歌川 広重(うたがわ ひろしげ)(1797年~1858年)は、江戸時代の浮世絵師です。本名は安藤重右衛門。幼名を徳太郎、のち重右衛門、鉄蔵また徳兵衛とも称しました。「安藤広重」と呼ばれたこともありますが、安藤は本姓・広重は号であり、両者を組み合わせて呼ぶのは不適切で、広重自身もそう名乗ったことはありません。

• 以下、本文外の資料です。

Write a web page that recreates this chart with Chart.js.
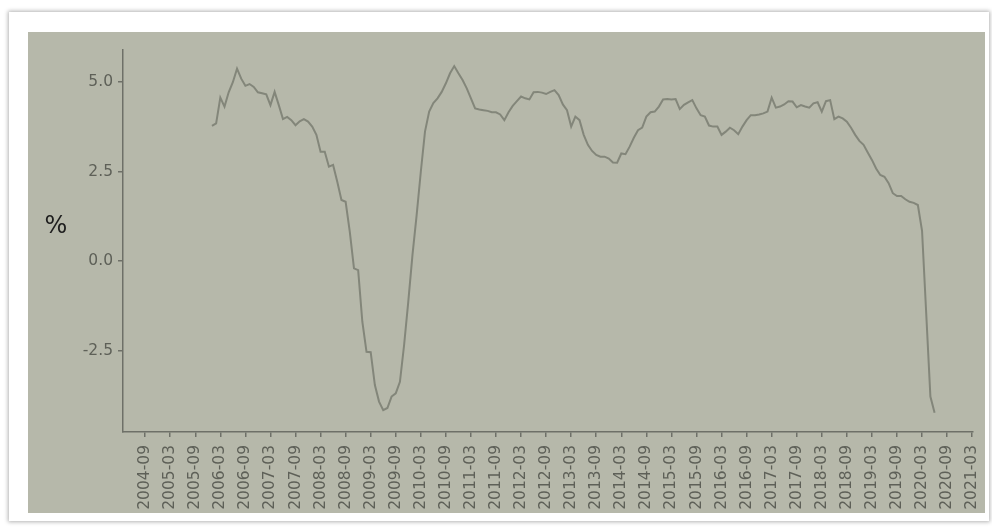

江戸の定火消しの安藤家に生まれ家督を継ぎ、その後に浮世絵師となりました。風景を描いた木版画で大人気の画家となり、ゴッホやモネなどの西洋の画家にも影響を与えました。
(15)『和漢豪気揃 髑髏』(月岡芳年)
月岡芳年による作品。髑髏の表情が実に漫画チックです。
(16)『髑髏と蜥蜴』(河鍋暁斎)
髑髏を描いた作品の中では結構人気の高いであろう作品。この怖さ、河鍋暁斎節が炸裂です。
(17)『野晒図』(伊藤若冲)
伊藤若冲による髑髏。伊藤若冲が髑髏を描くのは珍しいかもしれませんね。
伊藤 若冲(いとう じゃくちゅう)(1716年~1800年)は、江戸時代の画家です。名は汝鈞(じょきん)、字は景和(けいわ)。斗米庵(とべいあん)、米斗翁(べいとおう)、心遠館(しんえんかん)、錦街居士とも号しました。
(18)『岩井半四郎と市川団十郎』(勝川春章)
勝川春章によるドクロが描かれた作品。こちらのドクロ、当時の浮世絵に描かれたものとはどこか違う雰囲気がありますね。
勝川 春章(かつかわ しゅんしょう)(1726年~1793年)は、江戸時代中期を代表する浮世絵師です。役者絵では役者個人の特徴を捉えた似顔絵風作画の先鞭をつけ、肉筆の美人画でも細密優美な作風で高い評価を得ました。